» EXERCISE REQUIREMENTS
Count lines, not occurrences: give the number of lines holding the word "React", and nothing besides.
━━━ GIVEN INFORMATION
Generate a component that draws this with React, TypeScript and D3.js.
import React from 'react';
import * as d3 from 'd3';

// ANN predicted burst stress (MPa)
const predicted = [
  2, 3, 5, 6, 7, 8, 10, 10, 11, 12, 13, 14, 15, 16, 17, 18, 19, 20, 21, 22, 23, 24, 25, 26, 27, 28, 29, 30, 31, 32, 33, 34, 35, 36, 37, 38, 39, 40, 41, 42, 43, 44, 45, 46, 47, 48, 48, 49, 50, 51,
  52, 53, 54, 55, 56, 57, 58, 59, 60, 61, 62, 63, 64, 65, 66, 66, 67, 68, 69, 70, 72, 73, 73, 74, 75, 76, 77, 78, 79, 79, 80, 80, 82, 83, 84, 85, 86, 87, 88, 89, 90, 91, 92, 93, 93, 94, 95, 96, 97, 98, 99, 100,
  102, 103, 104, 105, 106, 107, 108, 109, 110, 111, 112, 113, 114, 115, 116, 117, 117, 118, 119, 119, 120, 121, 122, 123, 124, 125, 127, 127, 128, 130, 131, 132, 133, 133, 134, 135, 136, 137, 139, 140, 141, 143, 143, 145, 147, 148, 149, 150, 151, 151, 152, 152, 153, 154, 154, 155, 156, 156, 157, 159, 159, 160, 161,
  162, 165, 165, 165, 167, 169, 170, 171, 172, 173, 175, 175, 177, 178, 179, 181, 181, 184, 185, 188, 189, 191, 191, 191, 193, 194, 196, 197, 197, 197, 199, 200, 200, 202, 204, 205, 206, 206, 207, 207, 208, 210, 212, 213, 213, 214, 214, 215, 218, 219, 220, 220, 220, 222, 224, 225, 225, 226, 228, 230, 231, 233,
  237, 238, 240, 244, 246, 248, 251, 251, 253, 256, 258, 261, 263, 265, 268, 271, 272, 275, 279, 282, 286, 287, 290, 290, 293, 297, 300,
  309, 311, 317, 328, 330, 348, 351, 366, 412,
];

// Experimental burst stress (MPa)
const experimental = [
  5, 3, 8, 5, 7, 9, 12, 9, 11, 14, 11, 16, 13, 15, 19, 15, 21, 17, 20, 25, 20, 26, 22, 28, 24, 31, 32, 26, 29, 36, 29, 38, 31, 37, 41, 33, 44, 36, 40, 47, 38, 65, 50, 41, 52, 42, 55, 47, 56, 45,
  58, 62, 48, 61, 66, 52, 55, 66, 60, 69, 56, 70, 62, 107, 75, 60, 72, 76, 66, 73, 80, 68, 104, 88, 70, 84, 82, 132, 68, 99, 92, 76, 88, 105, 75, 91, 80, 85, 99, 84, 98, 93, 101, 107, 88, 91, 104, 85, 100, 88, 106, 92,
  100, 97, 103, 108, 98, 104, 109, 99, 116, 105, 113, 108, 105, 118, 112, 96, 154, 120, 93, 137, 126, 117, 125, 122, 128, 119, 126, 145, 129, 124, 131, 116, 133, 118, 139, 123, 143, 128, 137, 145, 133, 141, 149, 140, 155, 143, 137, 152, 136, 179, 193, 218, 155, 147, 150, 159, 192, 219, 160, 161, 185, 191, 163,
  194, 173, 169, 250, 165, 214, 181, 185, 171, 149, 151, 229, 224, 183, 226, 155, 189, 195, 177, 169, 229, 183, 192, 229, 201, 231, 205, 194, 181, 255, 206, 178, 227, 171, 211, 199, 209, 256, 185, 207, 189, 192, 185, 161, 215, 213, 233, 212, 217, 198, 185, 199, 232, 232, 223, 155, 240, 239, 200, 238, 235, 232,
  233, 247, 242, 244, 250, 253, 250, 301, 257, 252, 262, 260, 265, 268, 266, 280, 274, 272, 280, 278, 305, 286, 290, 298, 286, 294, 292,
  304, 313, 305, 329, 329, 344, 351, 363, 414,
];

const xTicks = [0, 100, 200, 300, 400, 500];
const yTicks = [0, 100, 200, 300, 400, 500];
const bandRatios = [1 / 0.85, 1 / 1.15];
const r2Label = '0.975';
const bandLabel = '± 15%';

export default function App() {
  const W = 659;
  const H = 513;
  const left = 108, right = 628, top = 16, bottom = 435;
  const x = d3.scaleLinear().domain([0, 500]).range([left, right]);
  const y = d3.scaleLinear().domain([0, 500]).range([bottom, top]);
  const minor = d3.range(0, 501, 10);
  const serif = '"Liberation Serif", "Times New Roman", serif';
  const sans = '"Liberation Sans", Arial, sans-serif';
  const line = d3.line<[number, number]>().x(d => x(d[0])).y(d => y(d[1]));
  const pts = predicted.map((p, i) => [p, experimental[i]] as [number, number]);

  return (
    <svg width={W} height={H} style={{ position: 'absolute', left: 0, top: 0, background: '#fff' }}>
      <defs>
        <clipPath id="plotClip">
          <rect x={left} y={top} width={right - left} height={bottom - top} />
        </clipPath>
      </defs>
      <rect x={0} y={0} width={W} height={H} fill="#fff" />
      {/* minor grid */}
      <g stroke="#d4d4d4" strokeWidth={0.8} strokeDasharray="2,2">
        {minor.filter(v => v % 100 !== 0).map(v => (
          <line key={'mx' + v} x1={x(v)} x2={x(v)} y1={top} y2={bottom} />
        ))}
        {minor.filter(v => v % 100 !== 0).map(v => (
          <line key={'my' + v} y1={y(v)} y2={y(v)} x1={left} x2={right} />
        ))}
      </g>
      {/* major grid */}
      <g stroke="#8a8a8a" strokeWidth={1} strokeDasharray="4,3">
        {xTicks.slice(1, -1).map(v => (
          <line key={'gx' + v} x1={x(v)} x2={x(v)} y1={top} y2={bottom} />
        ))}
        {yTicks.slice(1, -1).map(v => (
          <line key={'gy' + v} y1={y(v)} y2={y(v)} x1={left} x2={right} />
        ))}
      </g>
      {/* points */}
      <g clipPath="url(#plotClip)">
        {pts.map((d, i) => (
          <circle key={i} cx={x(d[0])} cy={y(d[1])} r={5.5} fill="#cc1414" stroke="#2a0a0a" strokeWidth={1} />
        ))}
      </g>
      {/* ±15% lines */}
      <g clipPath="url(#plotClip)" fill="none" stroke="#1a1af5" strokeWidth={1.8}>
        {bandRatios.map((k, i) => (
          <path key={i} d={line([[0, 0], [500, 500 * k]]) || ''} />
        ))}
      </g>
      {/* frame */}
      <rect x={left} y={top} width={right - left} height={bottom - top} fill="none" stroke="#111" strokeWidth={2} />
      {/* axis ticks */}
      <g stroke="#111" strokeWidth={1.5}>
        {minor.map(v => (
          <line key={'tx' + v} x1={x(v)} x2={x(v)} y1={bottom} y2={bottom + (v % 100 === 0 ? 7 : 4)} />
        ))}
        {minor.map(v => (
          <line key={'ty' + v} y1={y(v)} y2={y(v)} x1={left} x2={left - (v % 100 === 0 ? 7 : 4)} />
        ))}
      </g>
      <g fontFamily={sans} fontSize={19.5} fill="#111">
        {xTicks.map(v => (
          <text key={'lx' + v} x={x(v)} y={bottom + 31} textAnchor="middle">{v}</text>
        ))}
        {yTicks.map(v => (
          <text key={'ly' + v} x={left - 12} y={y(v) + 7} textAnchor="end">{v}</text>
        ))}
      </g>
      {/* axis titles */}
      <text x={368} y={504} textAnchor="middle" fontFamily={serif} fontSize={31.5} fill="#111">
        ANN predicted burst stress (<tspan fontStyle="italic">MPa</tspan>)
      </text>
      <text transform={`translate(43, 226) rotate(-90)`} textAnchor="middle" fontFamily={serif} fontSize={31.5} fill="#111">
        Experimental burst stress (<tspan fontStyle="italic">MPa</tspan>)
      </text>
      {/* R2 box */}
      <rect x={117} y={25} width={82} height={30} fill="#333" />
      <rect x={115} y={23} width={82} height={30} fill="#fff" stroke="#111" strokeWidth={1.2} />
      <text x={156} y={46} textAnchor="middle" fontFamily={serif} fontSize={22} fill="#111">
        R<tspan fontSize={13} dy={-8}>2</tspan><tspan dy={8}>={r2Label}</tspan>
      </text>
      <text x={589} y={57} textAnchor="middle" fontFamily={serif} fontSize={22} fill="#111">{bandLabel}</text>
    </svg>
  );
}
━━━━━━
» REPLY
2